Mapping Modernity: The London Postal Map
21 June 2012
The British Postal Museum & Archive (BPMA) and The Critical & Historical Studies Programme at the Royal College of Art are looking to appoint a student to undertake a PhD by thesis on the History and Development of the London Postal Map. This studentship is funded by the Arts and Humanities Research Council Collaborative Doctoral Award scheme.
This research aims to investigate a hugely significant but largely under-researched and unappreciated contribution to the modern history of London, the London Postal Map, first implemented in 1856. It will examine the circumstances that surrounded its introduction, with the aim of establishing the significance of its contribution to the modernisation of London in the Nineteenth Century.

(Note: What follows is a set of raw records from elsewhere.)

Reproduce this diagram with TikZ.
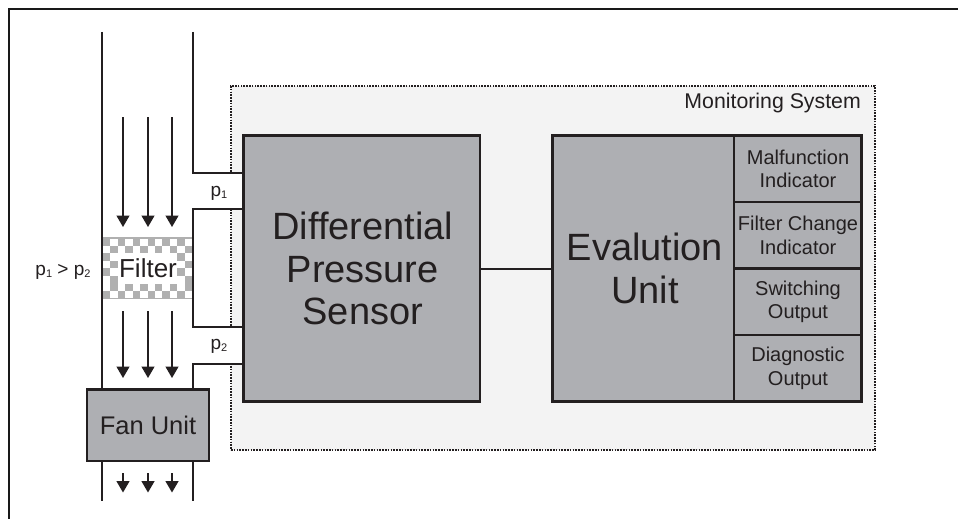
\documentclass[tikz,border=0pt]{standalone}
\usepackage{fontspec}
\setmainfont{Liberation Sans}
\usetikzlibrary{arrows.meta}
\definecolor{boxgrey}{HTML}{AEAFB3}
\definecolor{chk}{HTML}{B0B0B0}
\definecolor{monbg}{HTML}{F3F3F3}
\definecolor{ink}{HTML}{231F20}
\newcommand{\fs}[2]{\fontsize{#1}{#2}\selectfont}
\newcommand{\sbs}[1]{{\raisebox{-0.15em}{\fontsize{11}{11}\selectfont #1}}}
\tikzset{
  duct/.style={draw=ink,line width=1.8pt},
  flow/.style={draw=ink,line width=1.4pt,-{Triangle[width=13pt,length=11.5pt]}},
  greybox/.style={draw=ink,line width=2.8pt,fill=boxgrey,inner sep=0pt,outer sep=0pt,text=ink,align=center,anchor=north west},
  cellbox/.style={draw=ink,line width=2.2pt,fill=boxgrey,inner sep=0pt,outer sep=0pt,anchor=north west,text=ink,align=center,minimum width=127.4pt,minimum height=66.5pt},
  lab/.style={inner sep=0pt,text=ink}
}
\begin{document}
\begin{tikzpicture}[x=1pt,y=-1pt]
\useasboundingbox (0,0) rectangle (958,519);
\fill[white] (0,0) rectangle (958,519);
\coordinate (frA) at (8.5,519); \coordinate (frB) at (8.5,9); \coordinate (frC) at (958,9);
\draw[line width=2pt,draw=black!90] (frA) -- (frB) -- (frC);
% monitoring system
\node[draw=ink,line width=1.8pt,dash pattern=on 1.6pt off 1.2pt,fill=monbg,anchor=north west,outer sep=0pt,minimum width=644pt,minimum height=364pt,inner sep=0pt] (mon) at (231,86) {};
\node[lab,anchor=base east,font=\fs{21.3}{24}] (monl) at (861,108) {Monitoring System};
% white stubs
\fill[white] (193,173) rectangle (243,209);
\fill[white] (193,327) rectangle (243,364);
% boxes
\node[greybox,minimum width=236.5pt,minimum height=266pt,font=\fs{38}{42.7}] (sensor) at (243.5,135.5) {\hspace*{2pt}Differential\\\hspace*{2pt}Pressure\\\hspace*{2pt}Sensor};
\node[greybox,minimum width=181.8pt,minimum height=266pt,font=\fs{38}{43}] (evalu) at (552.5,135.5) {\hspace*{3pt}Evalution\\\hspace*{3pt}Unit};
\node[cellbox,font=\fs{20}{23.5}] (c1) at (734.3,135.5) {Malfunction\\Indicator};
\node[cellbox,font=\fs{20}{23.5}] (c2) at (734.3,202) {Filter Change\\Indicator};
\node[cellbox,font=\fs{20}{23.5}] (c3) at (734.3,268.5) {Switching\\Output};
\node[cellbox,font=\fs{20}{23.5}] (c4) at (734.3,335) {Diagnostic\\Output};
\draw[draw=ink,line width=2.8pt] (evalu.north west) rectangle (c4.south east);
\draw[duct,line width=2pt] (sensor.east |- c3.north west) -- (evalu.west |- c3.north west);
% filter
\fill[chk] (103,237) rectangle (192,238.5);
\fill[chk] (103,297.5) rectangle (192,299);
\foreach \i in {0,...,11}{\foreach \j in {0,...,7}{
  \pgfmathtruncatemacro{\show}{(mod(\i+\j+(\j>5?1:0),2)==0) && (\i<2 || \i>9 || \j<2 || \j>5) ? 1 : 0}
  \ifnum\show=1
    \fill[chk] ({103+\i*7.42},{238+\j*7.6}) rectangle ++(7.42,7.6);
  \fi
}}
\node[lab,anchor=base,font=\fs{26}{28}] (filter) at (148,277) {Filter};
% ducts
\coordinate (dL0) at (102,32); \coordinate (dL1) at (102,389);
\coordinate (dR0) at (193,32); \coordinate (dR1) at (193,173);
\coordinate (s1) at (243,173); \coordinate (s2) at (243,209);
\coordinate (dR2) at (193,209); \coordinate (dR3) at (193,327);
\coordinate (s3) at (243,327); \coordinate (s4) at (243,364);
\coordinate (dR4) at (193,364); \coordinate (dR5) at (193,389);
\coordinate (dL2) at (102,461); \coordinate (dL3) at (102,501);
\coordinate (dR6) at (193,461); \coordinate (dR7) at (193,501);
\draw[duct] (dL0) -- (dL1);
\draw[duct] (dR0) -- (dR1) -- (s1);
\draw[duct] (s2) -- (dR2) -- (dR3) -- (s3);
\draw[duct] (s4) -- (dR4) -- (dR5);
\draw[duct] (dL2) -- (dL3);
\draw[duct] (dR6) -- (dR7);
\node[greybox,minimum width=122pt,minimum height=71.7pt,font=\fs{25.5}{28}] (fan) at (87,389.3) {Fan Unit};
% flow arrows
\foreach \x in {123,148,172}{
  \coordinate (a) at (\x,117); \coordinate (b) at (\x,227);
  \draw[flow] (a) -- (b);
  \coordinate (a) at (\x,311); \coordinate (b) at (\x,378);
  \draw[flow] (a) -- (b);
  \coordinate (a) at (\x,473); \coordinate (b) at (\x,492.5);
  \draw[flow] (a) -- (b);
}
% labels
\node[lab,anchor=base,font=\fs{19}{22}] (p1) at (219,196) {p\sbs{1}};
\node[lab,anchor=base,font=\fs{19}{22}] (p2) at (219,349) {p\sbs{2}};
\node[lab,anchor=base,font=\fs{19}{22}] (pp) at (63,275) {p\sbs{1} > p\sbs{2}};
\end{tikzpicture}
\end{document}
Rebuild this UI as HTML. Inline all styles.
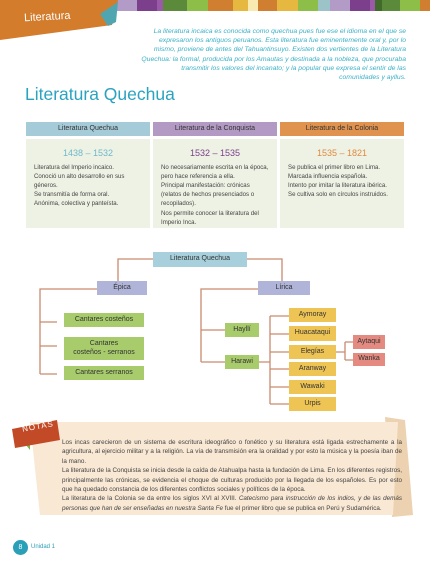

This was most likely the first attempt ever made to impose a logical and coherent diagram onto the formless sprawl of London with the aim of gaining order and allowing efficient operations to take place within the rapidly expanding and crowded city. The research will assess the importance of the Postal Map in terms of conceiving possible futures for London, and of imposing models of order and control upon it.
Adrian Steel, Director of the BPMA commented:
“The BPMA is delighted to be offering this exciting new PhD studentship, focussing on a previously little explored area of our collections; The London Postal Map. Our archive holds over 700 maps covering the period 1757-c.1990 and showing the circulation of mail for all parts of Great Britain.”
This studentship will start in October and further information on eligibility requirements is available from here: http://www.rca.ac.uk/Default.aspx?ContentID=161457&GroupID=161452 .
The closing date for applications is 6 July.